When we think of flying animals, we think first of birds and bats, but neither was first. Nor were the pterodactyls. The first, preceding birds by about 200 million years, were the insects. Not only did insects command the skies first, they did so with a flair only elsewhere attempted in myth and religion: they evolved wings in addition to their existing limbs. Insects accomplished what humans could only imagine in the form of Pegasus and angels. This combination of both wings and ambulatory limbs proved a potent one, although the de novo origin of wings is much more difficult to explain than the modifications of forelimbs in flighted vertebrates. There are two primary competing ideas. One, based largely on certain fossils, suggests that lateral lobes of the thorax made gliding possible and were the precursors of wings. The other favours an origin from gills; limb bases modified into breathing structures in some aquatic insects are the candidate structures. Regardless of the mechanism, insects took to the air, which opened vast adaptive horizons. Early fliers could not flex their wings like modern insects, so that they rested roof-like over the abdomen when not in use.
Dragonflies hold their wings outstretched at rest, while damselflies and mayflies fold the wings upright over the back. Complex changes in muscles associated with flexion again opened new options for evolution. While anyone who has admired dragonflies on the wing can attest to their aerobatic prowess on four wings, there have been repeated transformations to one pair of flight wings among higher insects. Beetles use their hind wings for flight, with the front wings modified into hardened protective sheathes. Flies, on the other hand, have the hind wings reduced to club-like organs and are motored instead by the forewings. In wasps and butterflies and moths various mechanisms have evolved to couple the fore and hind wings; retaining four wings, the two wings on each side function in unison as though they were but one, again changing the landscape of insect evolution.

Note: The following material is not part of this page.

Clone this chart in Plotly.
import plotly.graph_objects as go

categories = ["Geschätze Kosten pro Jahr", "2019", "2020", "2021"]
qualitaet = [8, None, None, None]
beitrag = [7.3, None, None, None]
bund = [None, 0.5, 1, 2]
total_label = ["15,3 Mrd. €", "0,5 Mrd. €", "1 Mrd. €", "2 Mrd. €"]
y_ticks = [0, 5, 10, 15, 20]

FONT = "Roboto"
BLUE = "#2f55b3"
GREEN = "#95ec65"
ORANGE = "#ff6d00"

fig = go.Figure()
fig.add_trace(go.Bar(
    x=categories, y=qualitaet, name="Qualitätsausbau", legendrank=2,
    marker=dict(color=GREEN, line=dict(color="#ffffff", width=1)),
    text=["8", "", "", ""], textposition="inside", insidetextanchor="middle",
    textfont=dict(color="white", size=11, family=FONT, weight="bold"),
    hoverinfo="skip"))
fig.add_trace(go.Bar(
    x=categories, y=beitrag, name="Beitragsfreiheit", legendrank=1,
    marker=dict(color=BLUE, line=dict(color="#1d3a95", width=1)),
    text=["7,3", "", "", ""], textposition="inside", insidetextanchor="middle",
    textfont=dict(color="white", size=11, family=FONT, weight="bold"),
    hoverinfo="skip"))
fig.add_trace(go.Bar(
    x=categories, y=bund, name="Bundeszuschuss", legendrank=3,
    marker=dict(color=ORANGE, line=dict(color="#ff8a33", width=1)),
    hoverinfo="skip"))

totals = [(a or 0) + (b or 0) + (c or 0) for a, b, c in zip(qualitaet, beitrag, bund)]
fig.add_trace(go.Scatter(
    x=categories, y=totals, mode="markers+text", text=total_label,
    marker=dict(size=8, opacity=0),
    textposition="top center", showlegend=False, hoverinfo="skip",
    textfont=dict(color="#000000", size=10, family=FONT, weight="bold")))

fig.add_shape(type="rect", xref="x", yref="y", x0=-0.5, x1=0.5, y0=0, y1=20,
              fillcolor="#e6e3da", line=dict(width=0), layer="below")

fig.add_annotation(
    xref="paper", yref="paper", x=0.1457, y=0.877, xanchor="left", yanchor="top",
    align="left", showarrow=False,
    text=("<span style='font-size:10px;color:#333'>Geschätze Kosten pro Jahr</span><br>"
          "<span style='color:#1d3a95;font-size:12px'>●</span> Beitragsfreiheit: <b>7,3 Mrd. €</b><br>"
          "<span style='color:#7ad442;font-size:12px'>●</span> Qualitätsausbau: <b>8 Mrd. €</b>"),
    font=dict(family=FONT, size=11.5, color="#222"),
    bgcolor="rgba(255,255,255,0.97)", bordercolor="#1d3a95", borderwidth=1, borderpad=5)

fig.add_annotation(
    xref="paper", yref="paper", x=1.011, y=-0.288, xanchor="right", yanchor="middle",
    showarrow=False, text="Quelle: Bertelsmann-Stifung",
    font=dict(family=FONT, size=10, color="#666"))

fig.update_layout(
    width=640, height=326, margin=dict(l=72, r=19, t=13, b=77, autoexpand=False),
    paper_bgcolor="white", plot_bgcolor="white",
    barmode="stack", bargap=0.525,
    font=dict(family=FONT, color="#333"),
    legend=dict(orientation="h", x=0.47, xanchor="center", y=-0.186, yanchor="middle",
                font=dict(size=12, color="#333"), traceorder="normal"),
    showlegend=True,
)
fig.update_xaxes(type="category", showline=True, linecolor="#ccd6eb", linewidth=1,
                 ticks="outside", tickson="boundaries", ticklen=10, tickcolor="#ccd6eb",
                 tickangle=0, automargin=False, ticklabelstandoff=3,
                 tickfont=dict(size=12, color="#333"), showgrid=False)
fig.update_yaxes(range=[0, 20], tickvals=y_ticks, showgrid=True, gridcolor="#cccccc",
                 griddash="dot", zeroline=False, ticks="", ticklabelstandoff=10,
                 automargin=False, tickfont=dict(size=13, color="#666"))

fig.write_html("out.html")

Beyond its authoritative and encyclopedic approach to the subject, what sets Evolution of the Insects apart is the quality and quantity of illustrations: beautiful colour photographs; spectacular digital images; scanning electron micrographs; clever uses of colour to unravel bits of complex anatomy; crisp diagrams; evolutionary trees; and the kind of skilful scientific illustrations that are widely identified with David Grimaldi's contributions to insect morphology. More than 900 in total, almost every one original, these images serve to inform, explain, elaborate and inspire. Yogi Berra once said, "You can observe a lot by just looking"; it is certainly true of this visually engaging volume.
Evolution of the Insects will fill a number of important roles; a text for the serious student of insects, a reference for a wealth of information on insect evolution, and a source of joy for the casual reader who picks it up and opens it to any of the hundreds of intriguing stories and examples it contains. It is a call to action as well. David Grimaldi and Michael S. Engel end with a discussion of the future, of the threats of extinction faced by many insects, and the enormous opportunities that lie ahead to expand and refine our understanding of the world of insects. We may be late arrivals to their world, but we have now the best travel guide that has ever existed to make the most of our visit.